We are used to describing God in power motifs, all-this, all-that, everywhere, infinite, omniscient. These attributes go along with Greek philosophical notions, constructing God in concepts of measure, knowledge, power, and then denying limit to them.
The gospel does not work like that.
The cross is God’s lesson in God’s identity as nonviolence and compassion.
To gaze directly at the face of Christ’s forgiveness as nonviolence–rather than legal substitution in a higher order of violence–is to look deep in the well of God’s being; and at the same time in a mirror of infinite human transformation.
Compassion becomes something much more than a simple neural response without transcendent meaning. On the contrary, it is the divine character bar none.
Compassion is the pouring out of self for and to the other. As revealed and practised by G-d it is a mode of being which overtakes being itself. Compassion is more than being. It transforms the ultimate, most irreducible form of being–death, into life.
The biblical God has never been a monolith, a super-perfect crystal being, entirely in and for itself, without the other in any part. The moment God, Yahweh, Allah reaches out to human beings in any kind of historical commitment that God has introduced otherness into the divine self.
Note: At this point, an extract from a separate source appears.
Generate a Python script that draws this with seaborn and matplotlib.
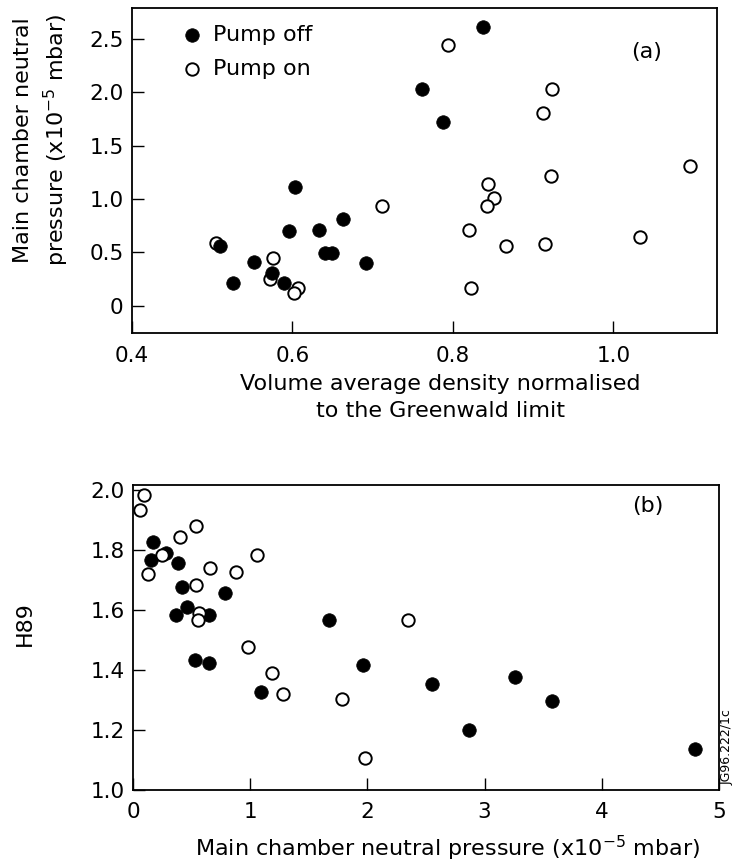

God becomes other to Godself by placing God’s life in relation to the other. The genius of Christianity is to say clearly and unequivocally that divine self-otherness is not just a contingency of historical involvement but belongs intrinsically to divine being. So it is that before being there is divine self-other.
But because of the detour of Christian theology through philosophical categories this personal character of God is missed. Or at least misunderstood, on the analogy of the vagaries of human compassion.
But if G-d is essentially compassion then there is no depth that is deep enough to hold G-d or any concept able to grasp God. G-d is formally unknowable as compassion; but G-d is lovable as compassion, and this indeed is the true way to know G-d, and all we need to know.
By love we know G-d as compassion; and because of that we can say, at a second moment, compassion is truth. Or being crosses over into compassion.
Compassion becomes the ultimate character of the universe. How exactly this works we are not sure. But Easter declares it. And it is a truth to live by.
I am working on this one. I think that who we ultimately are is always worked out through relationships, even if the relationship is not self evident, so God is always a trinity.